Species of flowering plant

Cassinia wilsoniae is a species of flowering plant in the family Asteraceae and is endemic to a small area near the border between South Australia and Victoria. It is an erect shrub with densely hairy branchlets, needle-shaped leaves, and corymbs of twenty to fifty ochre-coloured flower heads.

==Description==
Cassinia wilsoniae is an erect shrub that typically grows to a height of 0.75–1.8 m with its branchlets densely covered with woolly or cottony hairs. The leaves are needle-shaped, 10–20 mm long and 0.7 mm wide. The upper surface of the leaves is yellowish-green and more or lass glabrous and the lower surface is densely covered with cottony hairs. The flower heads are ochre-coloured, 3–4 mm long and 2–3 mm wide, each head with up to six florets surrounded by fifteen to eighteen involucral bracts 2–3 mm long. Mostly between twenty and fifty heads are arranged in corymbs 20–70 mm in diameter.

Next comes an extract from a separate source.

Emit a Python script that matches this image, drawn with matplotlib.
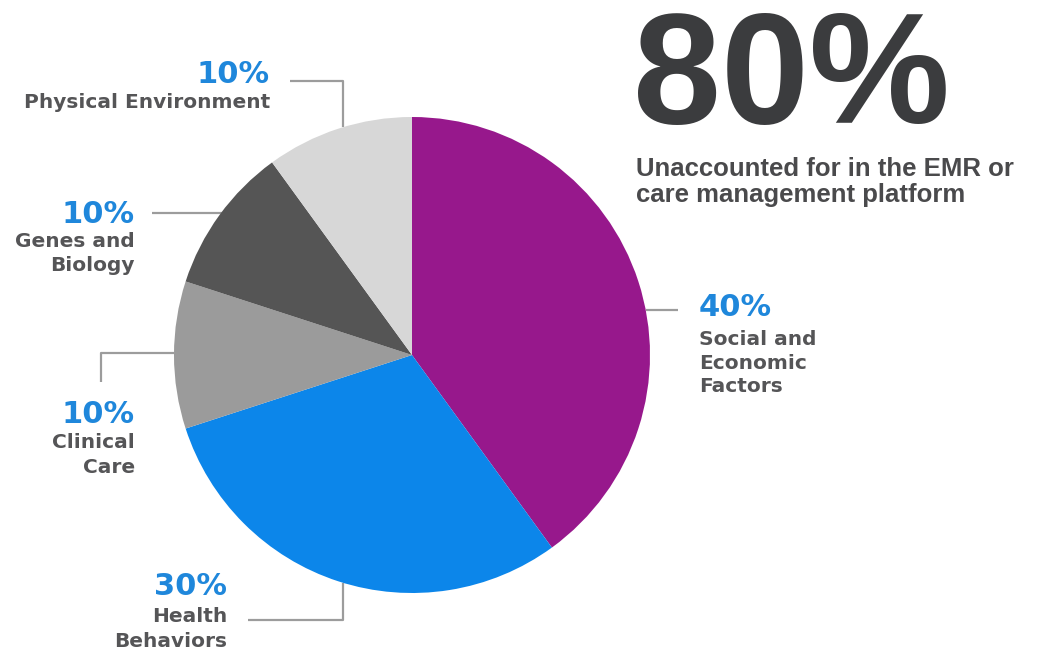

Flowering occurs from February to April and the achenes are about 0.5 mm long and with a pappus about 0.5 mm long.

==Taxonomy and naming==
Cassinia wilsoniae was first formally described in 2009 by Anthony Edward Orchard in Australian Systematic Botany from specimens collected in Wyperfeld National Park in 2004.

==Distribution==
Cassinia wilsoniae is only known from Wyperfeld National Park, Lake Albacutya and a single collection in South Australia.